Entries with chart source code

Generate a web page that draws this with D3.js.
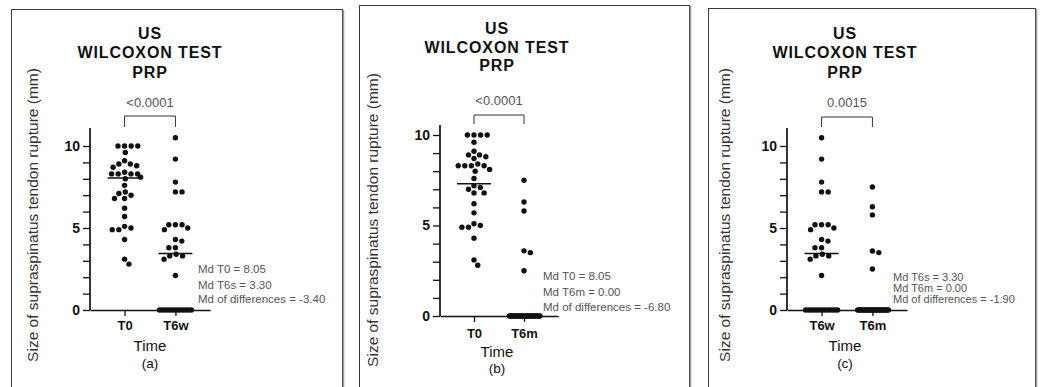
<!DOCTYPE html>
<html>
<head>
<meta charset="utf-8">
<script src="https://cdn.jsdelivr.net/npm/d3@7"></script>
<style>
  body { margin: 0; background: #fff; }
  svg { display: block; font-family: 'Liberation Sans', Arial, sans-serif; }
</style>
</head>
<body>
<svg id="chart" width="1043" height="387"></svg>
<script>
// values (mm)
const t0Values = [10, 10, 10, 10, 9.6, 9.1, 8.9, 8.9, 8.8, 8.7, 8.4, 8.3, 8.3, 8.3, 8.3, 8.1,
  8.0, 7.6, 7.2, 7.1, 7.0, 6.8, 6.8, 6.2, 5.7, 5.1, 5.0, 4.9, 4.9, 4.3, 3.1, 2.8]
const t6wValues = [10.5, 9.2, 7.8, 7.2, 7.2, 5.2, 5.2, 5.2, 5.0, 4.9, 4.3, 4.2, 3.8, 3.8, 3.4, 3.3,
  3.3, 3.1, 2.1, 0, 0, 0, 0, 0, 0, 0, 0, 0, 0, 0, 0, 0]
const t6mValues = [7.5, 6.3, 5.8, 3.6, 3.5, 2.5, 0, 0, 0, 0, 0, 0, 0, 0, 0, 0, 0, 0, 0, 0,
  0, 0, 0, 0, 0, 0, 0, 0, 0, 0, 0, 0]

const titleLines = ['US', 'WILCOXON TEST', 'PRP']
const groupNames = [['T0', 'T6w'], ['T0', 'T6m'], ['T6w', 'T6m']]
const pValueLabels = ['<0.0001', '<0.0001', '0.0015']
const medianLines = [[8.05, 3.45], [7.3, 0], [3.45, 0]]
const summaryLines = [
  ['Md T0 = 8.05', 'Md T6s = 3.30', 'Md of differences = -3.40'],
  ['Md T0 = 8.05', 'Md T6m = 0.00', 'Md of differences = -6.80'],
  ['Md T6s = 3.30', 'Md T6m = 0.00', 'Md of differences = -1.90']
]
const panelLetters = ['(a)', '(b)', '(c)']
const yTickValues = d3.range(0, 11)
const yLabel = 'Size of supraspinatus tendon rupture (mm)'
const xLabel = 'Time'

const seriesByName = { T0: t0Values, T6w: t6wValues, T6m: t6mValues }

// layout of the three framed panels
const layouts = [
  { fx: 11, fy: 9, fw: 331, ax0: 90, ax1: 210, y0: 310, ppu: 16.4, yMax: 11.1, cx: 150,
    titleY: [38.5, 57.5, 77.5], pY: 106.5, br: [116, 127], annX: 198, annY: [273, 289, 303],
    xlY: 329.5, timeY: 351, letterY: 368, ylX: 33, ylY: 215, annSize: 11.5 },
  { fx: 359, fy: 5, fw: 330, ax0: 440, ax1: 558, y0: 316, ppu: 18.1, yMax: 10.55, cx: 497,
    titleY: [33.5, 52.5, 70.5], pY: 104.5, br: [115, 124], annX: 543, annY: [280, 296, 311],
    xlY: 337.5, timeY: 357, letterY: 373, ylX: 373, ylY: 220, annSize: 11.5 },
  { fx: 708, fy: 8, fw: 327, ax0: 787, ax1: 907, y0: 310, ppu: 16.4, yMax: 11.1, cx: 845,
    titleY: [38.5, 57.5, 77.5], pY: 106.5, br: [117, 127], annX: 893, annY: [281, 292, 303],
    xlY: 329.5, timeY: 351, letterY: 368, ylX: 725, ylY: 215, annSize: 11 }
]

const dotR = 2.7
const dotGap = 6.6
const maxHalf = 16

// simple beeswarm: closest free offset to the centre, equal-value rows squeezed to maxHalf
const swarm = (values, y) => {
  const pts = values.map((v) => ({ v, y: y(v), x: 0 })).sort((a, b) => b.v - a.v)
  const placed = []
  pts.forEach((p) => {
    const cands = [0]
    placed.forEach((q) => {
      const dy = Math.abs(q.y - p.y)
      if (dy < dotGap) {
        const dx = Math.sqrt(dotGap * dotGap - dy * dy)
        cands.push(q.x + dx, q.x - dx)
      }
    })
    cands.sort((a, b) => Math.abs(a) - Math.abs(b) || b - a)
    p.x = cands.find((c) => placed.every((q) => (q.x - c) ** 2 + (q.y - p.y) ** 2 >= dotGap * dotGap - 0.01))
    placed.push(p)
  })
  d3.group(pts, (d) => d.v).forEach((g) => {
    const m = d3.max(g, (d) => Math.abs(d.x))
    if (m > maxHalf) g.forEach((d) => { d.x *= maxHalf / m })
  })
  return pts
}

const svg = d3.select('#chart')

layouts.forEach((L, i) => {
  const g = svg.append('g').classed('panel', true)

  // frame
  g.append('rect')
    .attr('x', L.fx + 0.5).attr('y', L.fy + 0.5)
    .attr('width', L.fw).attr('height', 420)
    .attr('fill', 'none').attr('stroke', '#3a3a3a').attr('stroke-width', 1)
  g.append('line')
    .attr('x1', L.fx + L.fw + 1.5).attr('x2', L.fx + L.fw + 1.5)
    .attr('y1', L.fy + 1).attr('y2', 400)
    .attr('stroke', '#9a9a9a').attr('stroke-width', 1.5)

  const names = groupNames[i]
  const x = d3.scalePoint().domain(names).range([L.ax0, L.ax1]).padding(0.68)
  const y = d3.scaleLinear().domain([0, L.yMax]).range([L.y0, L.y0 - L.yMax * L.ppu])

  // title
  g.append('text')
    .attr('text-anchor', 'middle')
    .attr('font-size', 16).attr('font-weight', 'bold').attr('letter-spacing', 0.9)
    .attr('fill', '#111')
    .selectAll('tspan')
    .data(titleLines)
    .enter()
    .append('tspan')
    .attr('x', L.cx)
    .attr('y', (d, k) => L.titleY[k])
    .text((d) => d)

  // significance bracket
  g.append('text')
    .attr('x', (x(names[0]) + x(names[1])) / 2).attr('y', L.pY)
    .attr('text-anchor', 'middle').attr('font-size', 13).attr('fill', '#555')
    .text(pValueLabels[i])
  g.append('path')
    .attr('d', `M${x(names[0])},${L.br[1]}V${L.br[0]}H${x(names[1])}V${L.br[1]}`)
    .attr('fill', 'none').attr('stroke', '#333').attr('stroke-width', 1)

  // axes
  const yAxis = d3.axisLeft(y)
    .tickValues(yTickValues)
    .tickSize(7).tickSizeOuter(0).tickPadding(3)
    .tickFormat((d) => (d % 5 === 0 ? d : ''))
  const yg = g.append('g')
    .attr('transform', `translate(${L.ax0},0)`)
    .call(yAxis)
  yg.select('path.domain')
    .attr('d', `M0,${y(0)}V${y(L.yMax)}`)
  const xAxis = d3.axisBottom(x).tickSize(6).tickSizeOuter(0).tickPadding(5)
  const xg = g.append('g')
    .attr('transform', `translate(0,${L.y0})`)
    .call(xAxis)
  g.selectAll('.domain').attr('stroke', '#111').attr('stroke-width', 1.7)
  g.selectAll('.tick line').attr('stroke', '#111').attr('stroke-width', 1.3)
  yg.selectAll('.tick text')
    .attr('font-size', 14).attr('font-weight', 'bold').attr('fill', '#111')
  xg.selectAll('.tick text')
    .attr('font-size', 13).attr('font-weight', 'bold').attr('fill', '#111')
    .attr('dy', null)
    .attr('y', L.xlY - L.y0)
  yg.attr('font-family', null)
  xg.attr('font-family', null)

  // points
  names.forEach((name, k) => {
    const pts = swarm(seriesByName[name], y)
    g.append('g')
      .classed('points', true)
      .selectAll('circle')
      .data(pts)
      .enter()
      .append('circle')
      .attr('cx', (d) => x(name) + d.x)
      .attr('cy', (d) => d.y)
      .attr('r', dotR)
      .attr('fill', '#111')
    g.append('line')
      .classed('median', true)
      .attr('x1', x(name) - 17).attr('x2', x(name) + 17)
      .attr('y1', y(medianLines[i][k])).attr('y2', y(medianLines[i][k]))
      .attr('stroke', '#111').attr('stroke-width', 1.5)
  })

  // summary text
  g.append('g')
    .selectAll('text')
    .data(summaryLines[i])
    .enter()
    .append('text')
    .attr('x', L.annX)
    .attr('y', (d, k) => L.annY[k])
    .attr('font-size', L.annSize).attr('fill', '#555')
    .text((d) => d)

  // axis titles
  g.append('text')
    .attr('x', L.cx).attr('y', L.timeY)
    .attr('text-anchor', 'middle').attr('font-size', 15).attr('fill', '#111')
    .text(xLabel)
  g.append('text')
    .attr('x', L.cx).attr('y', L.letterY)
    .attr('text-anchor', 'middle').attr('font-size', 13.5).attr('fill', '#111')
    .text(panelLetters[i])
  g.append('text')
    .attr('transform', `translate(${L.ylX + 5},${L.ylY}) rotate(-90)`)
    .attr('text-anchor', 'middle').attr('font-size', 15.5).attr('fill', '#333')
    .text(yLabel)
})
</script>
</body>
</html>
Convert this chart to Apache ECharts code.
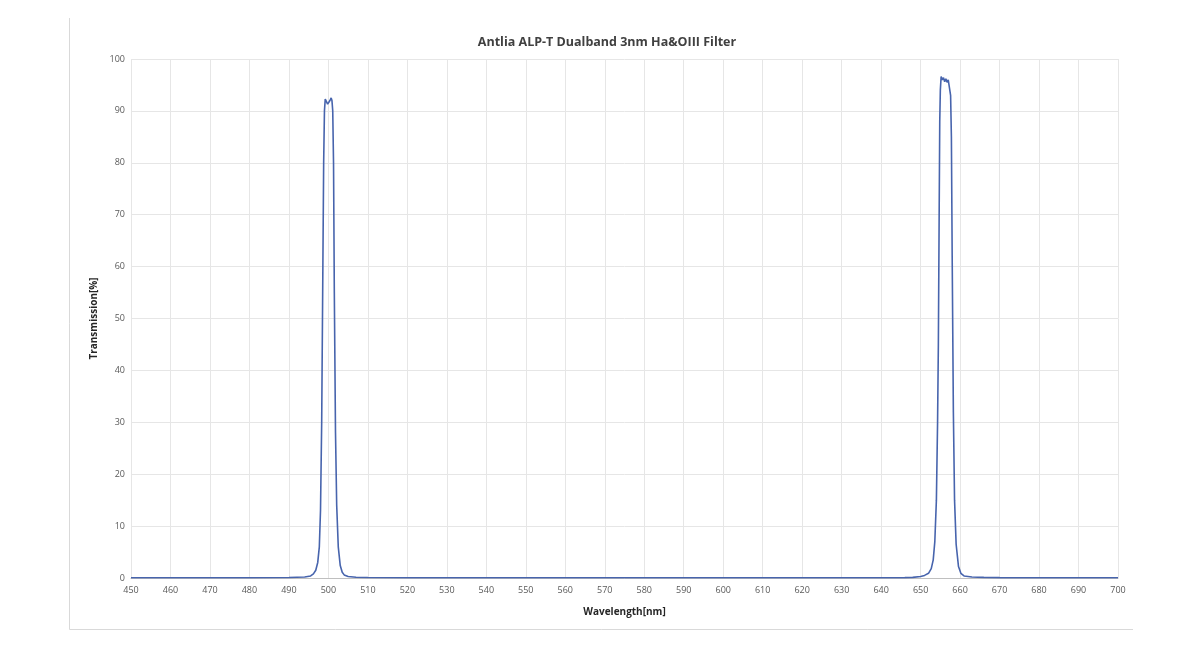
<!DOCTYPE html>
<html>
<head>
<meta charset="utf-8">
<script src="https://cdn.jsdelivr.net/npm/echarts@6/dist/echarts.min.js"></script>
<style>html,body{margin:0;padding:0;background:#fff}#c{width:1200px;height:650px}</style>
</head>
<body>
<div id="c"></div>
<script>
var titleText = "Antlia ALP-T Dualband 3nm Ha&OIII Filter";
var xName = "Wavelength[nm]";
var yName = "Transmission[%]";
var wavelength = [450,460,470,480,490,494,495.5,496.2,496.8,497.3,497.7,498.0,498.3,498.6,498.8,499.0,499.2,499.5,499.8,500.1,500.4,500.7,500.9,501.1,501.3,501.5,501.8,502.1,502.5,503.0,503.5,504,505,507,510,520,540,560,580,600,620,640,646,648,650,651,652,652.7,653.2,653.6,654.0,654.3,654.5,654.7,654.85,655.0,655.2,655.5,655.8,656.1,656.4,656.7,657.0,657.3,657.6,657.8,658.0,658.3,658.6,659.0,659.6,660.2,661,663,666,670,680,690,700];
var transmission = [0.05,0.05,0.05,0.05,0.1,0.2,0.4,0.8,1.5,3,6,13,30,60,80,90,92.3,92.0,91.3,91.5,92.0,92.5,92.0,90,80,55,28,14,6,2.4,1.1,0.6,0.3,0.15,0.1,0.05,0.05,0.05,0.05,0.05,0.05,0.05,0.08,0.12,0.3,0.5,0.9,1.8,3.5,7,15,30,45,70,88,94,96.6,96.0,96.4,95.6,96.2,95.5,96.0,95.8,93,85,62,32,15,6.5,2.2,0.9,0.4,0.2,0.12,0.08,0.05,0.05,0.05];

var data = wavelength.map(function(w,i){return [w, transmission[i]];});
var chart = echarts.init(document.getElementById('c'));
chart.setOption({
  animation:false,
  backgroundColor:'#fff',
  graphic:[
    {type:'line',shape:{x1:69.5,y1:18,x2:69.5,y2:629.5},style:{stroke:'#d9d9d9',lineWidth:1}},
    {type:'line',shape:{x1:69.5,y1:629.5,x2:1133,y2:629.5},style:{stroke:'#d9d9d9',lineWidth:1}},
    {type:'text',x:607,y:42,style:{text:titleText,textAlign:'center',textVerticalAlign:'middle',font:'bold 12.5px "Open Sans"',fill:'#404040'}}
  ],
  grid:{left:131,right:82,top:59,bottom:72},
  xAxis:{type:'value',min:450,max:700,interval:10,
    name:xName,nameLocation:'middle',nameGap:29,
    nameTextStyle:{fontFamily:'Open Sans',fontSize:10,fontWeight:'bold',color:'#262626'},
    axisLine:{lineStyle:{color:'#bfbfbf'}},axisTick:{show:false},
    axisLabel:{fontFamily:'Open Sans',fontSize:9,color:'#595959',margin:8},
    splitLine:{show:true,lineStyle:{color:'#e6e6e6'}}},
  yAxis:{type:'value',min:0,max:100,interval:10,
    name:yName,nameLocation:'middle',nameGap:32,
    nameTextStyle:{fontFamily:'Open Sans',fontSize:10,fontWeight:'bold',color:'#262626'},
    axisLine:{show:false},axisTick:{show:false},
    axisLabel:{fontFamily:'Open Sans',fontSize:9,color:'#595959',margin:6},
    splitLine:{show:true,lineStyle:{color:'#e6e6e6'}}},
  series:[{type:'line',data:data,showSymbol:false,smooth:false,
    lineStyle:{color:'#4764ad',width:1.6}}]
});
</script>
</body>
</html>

[AIM]
Each line with the string "this" in it needs to be found and copied.

[EXERCISE ANSWER]
Generate a web page that draws this with D3.js.
Convert this chart to Apache ECharts code.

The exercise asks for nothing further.